В беженских лагерях тихо умирает дух чеченского народаВсё, что произошло с беженцами, поглотившими Чири-Юрт, — из ряда вон выходящие обстоятельства. На их месте свихнулся бы любой.
Краткий топографический экскурс: Чири-Юрт и Дуба-Юрт — селения-соседи, между ними три километра. Если выйти на окраину Чири-Юрта, весь Дуба-Юрт будет перед тобой, как гигантская картинка. Вечерами именно так все и происходит: за последними чири-юртовскими домами стоят женщины, будто ждут мужчин с далекой и долгой войны, и смотрят ТУДА — на то, что осталось от их домов. Когда Хазимат Гамбиева бывает не так слаба, как обычно, одна из них — она.
Июльский Дуба-Юрт похож на огромное огородное пугало. Во-первых, неживой. Во-вторых, весь драный, изрешеченный «градами», в прожженных дырах от артиллерийских снарядов. Признак возвращения людей — завешенный одеялом оконный проем — встречается крайне редко. Просто потому, что мало этих проемов. Даже горы над Дуба-Юртом теперь общипанные, как облезлые дворовые псы. В лишаях — в глубоких, до «костей», до самых мезозойских своих меловых скелетов, проплешинах на местах глубинных бомбовых ударов.
Такие же и дубаюртовцы.
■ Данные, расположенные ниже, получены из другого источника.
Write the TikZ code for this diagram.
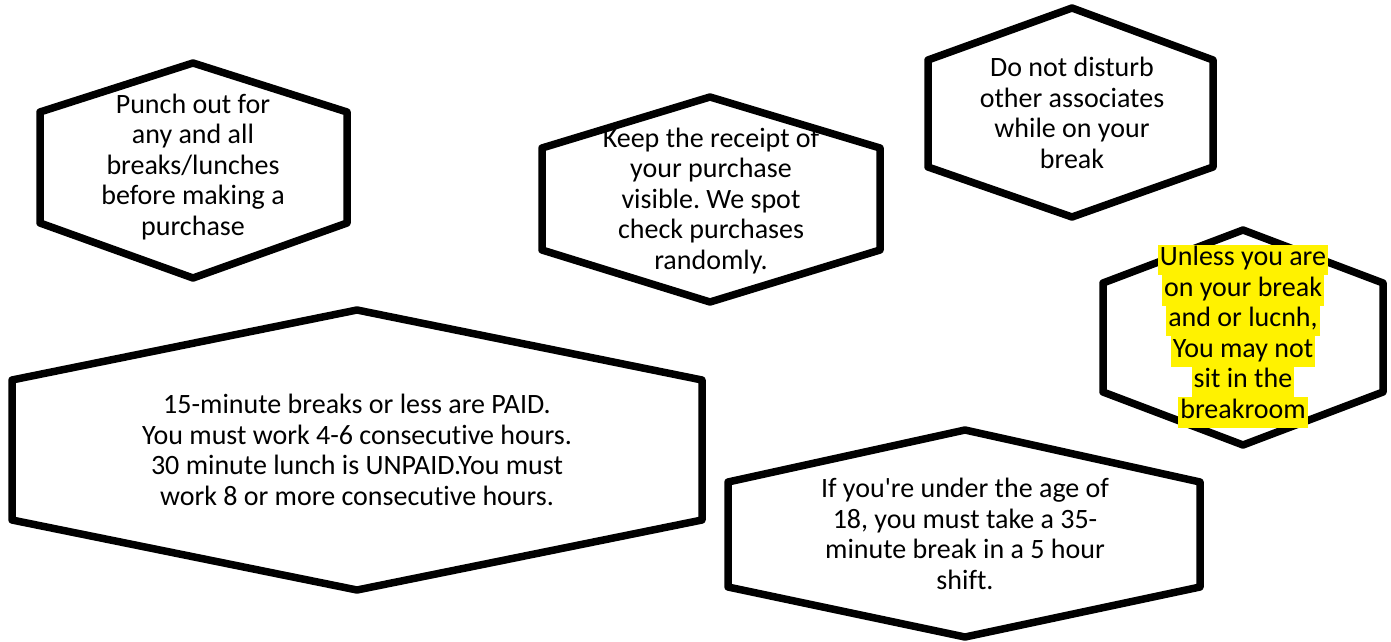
\documentclass[tikz,border=0pt]{standalone}
\usepackage{fontspec}
\setmainfont{Carlito}[Ligatures=NoCommon]
\usetikzlibrary{shadows}

% highlighted line, one box per line of text
\newcommand{\hl}[1]{{\setlength{\fboxsep}{0pt}\colorbox{yellow}{\strut\kern2pt #1\kern2pt}}}

\tikzset{
  hexa/.style={draw=black, line width=7.5pt, line join=round, fill=white,
    drop shadow={shadow xshift=1pt, shadow yshift=-3pt, opacity=0.25}},
  rule/.style={align=center, inner sep=0pt, font=\fontsize{28}{30.5}\selectfont\frenchspacing},
}

\begin{document}
\begin{tikzpicture}[x=1pt, y=-1pt]
\useasboundingbox (0,0) rectangle (1391,642);

% the six hexagons
\draw[hexa] (193,63)--(347,112)--(347,223)--(193,278)--(40,223)--(40,112)--cycle;
\draw[hexa] (710,97)--(880,148)--(880,250)--(710,302)--(542,250)--(542,148)--cycle;
\draw[hexa] (1072,8)--(1213,60)--(1213,167)--(1072,217)--(928,167)--(928,60)--cycle;
\draw[hexa] (1243,230)--(1383,283)--(1383,392)--(1243,445)--(1103,392)--(1103,283)--cycle;
\draw[hexa] (357,310)--(702,380)--(702,520)--(357,590)--(12,520)--(12,380)--cycle;
\draw[hexa] (965,430)--(1200,482)--(1200,587)--(965,637)--(728,587)--(728,482)--cycle;

% texts
\node[rule] (punch) at (193,167) {Punch out for\\any and all\\breaks/lunches\\before making a\\purchase};
\node[rule] (receipt) at (711,201) {Keep the receipt of\\your purchase\\visible. We spot\\check purchases\\randomly.};
\node[rule] (disturb) at (1072,113) {Do not disturb\\other associates\\while on your\\break};
\node[rule] (sitting) at (1243,336) {\hl{Unless you are}\\\hl{on your break}\\\hl{and or lucnh,}\\\hl{You may not}\\\hl{sit in the}\\\hl{breakroom}};
\node[rule] (paid) at (357,450) {15-minute breaks or less are PAID.\\You must work 4-6 consecutive hours.\\30 minute lunch is UNPAID.You must\\work 8 or more consecutive hours.};
\node[rule] (minors) at (965,534) {If you\textquotesingle re under the age of\\18, you must take a 35-\\minute break in a 5 hour\\shift.};
\end{tikzpicture}
\end{document}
Потерянное племя, не ведающее, как восстановить то, что считается разгромленным и выжженным на 98 процентов. В душах — полнейшая дезориентация и дезадаптация.
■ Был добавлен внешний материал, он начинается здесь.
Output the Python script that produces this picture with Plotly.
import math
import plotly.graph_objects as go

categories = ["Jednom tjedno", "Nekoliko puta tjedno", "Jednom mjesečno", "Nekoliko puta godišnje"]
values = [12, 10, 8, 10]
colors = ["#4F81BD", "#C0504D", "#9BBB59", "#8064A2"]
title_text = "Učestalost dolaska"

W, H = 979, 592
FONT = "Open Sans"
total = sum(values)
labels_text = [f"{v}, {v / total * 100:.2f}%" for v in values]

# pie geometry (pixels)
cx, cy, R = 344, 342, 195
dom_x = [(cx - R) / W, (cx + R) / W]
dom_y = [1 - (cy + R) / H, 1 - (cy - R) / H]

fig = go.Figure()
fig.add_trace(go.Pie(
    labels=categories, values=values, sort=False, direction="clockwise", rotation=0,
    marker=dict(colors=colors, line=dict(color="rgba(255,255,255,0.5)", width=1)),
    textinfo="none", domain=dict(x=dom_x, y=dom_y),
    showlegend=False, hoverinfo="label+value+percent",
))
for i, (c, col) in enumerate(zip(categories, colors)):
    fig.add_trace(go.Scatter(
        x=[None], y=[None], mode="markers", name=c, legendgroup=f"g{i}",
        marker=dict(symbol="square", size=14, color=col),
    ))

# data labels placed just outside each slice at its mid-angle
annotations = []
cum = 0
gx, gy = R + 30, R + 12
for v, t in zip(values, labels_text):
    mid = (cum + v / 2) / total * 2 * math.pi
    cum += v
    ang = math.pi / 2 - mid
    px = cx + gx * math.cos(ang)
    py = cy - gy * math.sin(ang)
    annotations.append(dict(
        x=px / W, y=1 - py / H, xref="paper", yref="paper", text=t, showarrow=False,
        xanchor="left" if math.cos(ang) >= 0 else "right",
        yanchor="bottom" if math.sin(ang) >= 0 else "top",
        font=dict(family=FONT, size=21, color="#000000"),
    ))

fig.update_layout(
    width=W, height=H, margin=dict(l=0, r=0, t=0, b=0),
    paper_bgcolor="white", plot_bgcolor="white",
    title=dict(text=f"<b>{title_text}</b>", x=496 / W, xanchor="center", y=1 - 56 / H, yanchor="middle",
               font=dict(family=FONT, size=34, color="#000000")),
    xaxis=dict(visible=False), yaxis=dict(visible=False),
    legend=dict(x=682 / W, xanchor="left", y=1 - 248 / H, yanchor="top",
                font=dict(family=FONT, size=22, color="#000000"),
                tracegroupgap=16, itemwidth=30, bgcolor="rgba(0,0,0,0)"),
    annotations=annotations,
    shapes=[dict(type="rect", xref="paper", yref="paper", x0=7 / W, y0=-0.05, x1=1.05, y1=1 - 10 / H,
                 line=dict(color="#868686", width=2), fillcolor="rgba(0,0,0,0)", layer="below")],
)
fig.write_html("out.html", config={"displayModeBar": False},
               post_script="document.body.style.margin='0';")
Трагедия Чири-Юрта и Дуба-Юрта — в их географическом положении. Чири-Юрт находится в устье Аргунского ущелья, которое, как известно, войска «берут» уже несколько месяцев подряд. Первый же на входе в него — Дуба-Юрт. Все войска, шедшие на штурм ущелья, двигались только через Дуба-Юрт. Все отряды боевиков, уходившие с равнин и преследуемые федералами, делали то же самое.
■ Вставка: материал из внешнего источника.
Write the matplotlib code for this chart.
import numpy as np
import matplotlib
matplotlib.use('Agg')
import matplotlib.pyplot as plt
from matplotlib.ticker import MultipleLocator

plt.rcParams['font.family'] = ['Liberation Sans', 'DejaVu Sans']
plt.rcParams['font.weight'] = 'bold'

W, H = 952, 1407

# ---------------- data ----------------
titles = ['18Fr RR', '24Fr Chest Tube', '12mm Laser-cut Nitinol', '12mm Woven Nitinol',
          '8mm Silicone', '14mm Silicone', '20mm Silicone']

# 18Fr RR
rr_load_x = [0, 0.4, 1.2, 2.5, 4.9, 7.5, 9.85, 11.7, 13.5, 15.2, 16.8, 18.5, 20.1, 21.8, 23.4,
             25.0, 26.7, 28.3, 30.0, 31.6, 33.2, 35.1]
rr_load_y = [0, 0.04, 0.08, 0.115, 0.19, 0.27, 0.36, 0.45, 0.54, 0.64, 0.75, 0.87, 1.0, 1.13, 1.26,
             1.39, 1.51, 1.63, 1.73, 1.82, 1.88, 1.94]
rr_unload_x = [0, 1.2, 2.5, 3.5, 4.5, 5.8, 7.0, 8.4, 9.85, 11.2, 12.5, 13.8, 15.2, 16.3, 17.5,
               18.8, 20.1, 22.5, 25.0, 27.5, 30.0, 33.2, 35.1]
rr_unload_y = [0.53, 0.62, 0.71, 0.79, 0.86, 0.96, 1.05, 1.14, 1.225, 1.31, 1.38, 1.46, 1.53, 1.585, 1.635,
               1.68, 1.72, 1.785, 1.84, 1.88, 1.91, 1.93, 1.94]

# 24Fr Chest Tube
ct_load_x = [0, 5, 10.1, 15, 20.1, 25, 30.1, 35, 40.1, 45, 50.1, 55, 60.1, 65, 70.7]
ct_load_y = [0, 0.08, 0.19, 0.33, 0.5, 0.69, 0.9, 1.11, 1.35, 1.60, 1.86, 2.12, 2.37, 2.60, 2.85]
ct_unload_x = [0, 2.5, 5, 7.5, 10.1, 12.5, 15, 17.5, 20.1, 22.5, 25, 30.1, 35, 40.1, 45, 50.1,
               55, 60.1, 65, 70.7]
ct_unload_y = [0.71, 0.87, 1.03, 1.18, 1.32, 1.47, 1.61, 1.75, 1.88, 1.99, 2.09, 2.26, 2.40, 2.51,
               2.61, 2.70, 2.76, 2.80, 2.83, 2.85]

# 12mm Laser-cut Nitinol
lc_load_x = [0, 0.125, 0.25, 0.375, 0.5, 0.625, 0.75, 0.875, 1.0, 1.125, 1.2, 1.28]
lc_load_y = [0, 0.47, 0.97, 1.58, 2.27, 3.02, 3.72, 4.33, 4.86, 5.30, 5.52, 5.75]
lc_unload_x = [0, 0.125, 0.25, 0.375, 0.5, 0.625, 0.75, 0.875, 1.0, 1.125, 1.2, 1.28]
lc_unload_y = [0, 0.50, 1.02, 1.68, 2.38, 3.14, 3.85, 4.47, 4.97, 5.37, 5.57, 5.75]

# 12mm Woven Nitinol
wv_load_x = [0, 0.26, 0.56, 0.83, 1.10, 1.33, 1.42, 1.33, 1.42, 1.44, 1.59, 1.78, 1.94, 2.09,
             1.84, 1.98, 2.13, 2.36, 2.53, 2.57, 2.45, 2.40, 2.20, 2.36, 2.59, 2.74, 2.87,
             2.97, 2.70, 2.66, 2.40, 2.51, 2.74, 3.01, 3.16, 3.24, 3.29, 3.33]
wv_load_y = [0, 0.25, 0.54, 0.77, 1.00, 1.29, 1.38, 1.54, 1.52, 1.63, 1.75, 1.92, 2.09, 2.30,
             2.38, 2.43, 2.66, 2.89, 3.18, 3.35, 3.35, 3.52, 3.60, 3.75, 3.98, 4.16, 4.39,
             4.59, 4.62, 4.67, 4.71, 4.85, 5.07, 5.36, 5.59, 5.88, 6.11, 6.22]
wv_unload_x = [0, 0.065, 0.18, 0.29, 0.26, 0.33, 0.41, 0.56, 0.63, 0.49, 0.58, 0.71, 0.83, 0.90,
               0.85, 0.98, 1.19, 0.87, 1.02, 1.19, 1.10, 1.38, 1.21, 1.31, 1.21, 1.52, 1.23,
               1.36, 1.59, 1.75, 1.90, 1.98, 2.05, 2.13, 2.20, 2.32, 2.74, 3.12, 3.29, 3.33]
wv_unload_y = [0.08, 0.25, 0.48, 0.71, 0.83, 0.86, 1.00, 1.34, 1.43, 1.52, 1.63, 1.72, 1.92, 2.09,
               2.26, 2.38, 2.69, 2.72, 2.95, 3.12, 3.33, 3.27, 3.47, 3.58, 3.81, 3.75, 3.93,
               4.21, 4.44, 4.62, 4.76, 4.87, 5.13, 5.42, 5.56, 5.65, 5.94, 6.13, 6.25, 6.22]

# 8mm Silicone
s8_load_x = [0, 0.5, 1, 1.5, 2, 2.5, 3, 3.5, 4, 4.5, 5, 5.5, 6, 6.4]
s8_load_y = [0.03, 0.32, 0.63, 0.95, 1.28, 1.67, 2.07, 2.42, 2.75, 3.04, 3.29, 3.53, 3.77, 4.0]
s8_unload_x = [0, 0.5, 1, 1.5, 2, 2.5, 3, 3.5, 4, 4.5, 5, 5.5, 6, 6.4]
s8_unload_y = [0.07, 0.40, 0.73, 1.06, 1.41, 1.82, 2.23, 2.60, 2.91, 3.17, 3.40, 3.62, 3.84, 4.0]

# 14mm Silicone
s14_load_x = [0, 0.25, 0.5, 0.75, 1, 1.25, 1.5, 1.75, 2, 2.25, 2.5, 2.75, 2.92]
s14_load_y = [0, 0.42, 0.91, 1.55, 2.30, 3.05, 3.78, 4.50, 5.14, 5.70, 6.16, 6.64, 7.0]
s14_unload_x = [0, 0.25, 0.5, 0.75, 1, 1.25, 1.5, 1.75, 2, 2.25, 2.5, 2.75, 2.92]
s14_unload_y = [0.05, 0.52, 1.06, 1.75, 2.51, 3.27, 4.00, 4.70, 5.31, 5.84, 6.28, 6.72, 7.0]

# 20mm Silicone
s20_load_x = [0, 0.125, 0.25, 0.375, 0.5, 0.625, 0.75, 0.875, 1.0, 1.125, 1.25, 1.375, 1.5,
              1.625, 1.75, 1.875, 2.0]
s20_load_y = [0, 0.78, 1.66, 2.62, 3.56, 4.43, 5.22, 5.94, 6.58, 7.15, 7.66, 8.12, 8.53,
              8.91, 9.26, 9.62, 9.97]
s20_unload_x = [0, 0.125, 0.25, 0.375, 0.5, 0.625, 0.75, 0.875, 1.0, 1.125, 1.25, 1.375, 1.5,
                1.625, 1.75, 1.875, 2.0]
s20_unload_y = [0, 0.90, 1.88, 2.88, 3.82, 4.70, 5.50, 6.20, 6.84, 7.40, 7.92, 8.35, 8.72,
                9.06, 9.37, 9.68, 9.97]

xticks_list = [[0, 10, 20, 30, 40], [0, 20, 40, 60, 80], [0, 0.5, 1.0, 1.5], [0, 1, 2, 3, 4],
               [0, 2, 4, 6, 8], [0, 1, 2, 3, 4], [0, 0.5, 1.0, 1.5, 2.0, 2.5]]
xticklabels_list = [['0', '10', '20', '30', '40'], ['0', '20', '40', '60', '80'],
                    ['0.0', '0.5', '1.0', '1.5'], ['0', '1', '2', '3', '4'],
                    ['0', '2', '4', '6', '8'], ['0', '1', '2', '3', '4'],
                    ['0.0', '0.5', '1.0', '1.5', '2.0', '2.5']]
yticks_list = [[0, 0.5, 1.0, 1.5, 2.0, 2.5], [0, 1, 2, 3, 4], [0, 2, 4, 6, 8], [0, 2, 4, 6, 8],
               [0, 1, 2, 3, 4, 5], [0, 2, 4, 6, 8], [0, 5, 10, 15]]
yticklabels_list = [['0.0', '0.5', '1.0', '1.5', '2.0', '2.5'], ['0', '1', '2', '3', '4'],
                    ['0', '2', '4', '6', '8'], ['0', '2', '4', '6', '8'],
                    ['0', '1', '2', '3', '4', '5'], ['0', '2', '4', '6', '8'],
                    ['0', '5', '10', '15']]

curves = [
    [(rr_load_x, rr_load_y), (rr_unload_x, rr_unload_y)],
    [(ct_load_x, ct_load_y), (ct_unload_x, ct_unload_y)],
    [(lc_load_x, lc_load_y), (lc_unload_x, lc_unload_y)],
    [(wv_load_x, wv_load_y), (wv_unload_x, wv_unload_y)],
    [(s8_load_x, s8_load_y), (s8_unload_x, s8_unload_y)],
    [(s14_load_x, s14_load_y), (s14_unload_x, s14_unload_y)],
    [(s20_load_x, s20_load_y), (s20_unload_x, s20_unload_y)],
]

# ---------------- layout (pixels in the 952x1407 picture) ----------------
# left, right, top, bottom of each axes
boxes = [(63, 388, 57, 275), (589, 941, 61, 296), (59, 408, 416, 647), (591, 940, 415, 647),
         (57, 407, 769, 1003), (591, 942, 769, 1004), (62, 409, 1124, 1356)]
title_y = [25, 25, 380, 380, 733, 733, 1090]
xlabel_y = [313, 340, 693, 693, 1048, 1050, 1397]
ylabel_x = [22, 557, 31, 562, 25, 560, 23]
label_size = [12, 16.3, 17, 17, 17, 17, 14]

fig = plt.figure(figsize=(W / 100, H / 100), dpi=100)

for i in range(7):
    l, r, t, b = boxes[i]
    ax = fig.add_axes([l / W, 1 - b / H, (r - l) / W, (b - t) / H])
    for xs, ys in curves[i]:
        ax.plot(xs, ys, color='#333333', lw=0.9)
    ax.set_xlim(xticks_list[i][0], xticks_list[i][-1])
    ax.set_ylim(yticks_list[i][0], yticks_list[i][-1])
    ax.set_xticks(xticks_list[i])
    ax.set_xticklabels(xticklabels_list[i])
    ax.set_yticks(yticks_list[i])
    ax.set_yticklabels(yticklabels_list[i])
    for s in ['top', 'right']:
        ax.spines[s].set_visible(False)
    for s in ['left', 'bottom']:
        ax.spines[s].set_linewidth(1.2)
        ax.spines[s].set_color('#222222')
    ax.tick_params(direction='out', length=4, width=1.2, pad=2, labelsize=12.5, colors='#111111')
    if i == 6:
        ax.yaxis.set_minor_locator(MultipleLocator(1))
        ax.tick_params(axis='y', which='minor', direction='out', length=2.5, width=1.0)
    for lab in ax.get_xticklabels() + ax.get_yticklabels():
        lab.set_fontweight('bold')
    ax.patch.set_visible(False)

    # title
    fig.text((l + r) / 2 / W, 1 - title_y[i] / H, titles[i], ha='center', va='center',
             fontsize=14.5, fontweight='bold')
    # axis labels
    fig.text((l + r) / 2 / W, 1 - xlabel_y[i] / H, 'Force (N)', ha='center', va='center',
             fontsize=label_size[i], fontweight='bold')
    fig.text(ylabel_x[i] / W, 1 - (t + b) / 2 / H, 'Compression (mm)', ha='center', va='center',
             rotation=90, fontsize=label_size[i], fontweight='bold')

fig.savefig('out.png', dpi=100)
…Село умирало мучительно. Первый артобстрел произошел, когда вся планета веселилась до упаду — накануне встречи Миллениума, 31 декабря прошлого года. Бомбардировки продолжались беспрерывно больше двух месяцев.
Вот строки из письма главы администрации Дуба-Юрта А. Яхъева ныне бывшему полпреду Москвы в Чечне Н. Кошману, а также в адрес еще шести гражданских и военных ведомств России, ответственных за то, что происходит в Чечне (письмо отправлено в официальные инстанции 12 марта 2000 года): «По мере приближения военных действий к Аргунскому ущелью боевиками были заняты позиции на южной окраине нашего села, примерно за 1–2 км в сторону селения Улус-Керт. 27 января и 5–6 февраля все жители села, спасая свои жизни, вынужденно вышли из Дуба-Юрта без официально предоставленного коридора, через блокпост «Южный» в сторону поселка Чири-Юрт…».
Идея была проста: переждать поблизости, пока закончатся бои, и тут же вернуться. Однако война не просто отбросила эту идею прочь — она ее «творчески» переработала. И беженцам была предложена мучительнейшая из пыток — ежедневное созерцание кладбища собственных судеб. Вот что пишет А. Яхъев: «За весь период обстрелов хоть дома систематически и разрушались, но ни разу не было случая, чтобы они горели. С 6 февраля в Дуба-Юрте уже не было ни одного жителя, а с 22 февраля здесь начали впервые гореть дома. В первый день сгорело 13 домов, на следующий — 6, 25 февраля — 14. 1 марта я, как глава администрации, вместе с представителями военной комендатуры и МЧС РФ находился в селе, видел картину разрушений на тот период и как солдатами после грабежей сжигались дома.11 марта вместе с военными я вновь находился в селе и снова видел аналогичную картину. Все эти противоправные действия никак нельзя отнести к «контртеррористической операции». Каждый день мы продолжаем видеть произвол военных, все новые и новые горящие дома…».
Увы, письмо главы администрации мало что изменило в судьбе Дуба-Юрта. Прокуратура отреагировала вяло, Кошман — тоже, и на глазах у тысяч людей село продолжило жизнь показательного полигона мародеров. Пылало, тлело, взрывалось. Говорит Раиса Амтаева, мать двоих детей-подростков, мальчика Ислама и девочки Ларисы, онемевших во время февральского бегства из-под бомбежек: «Стоя на окраине Чири-Юрта, мы бессильно созерцали, как уничтожали наши дома. Мы стояли и смотрели: «Вот ваша сторона улицы загорелась, вот — наша…». Это был конец всему! Я пережила самые страшные дни моей жизни».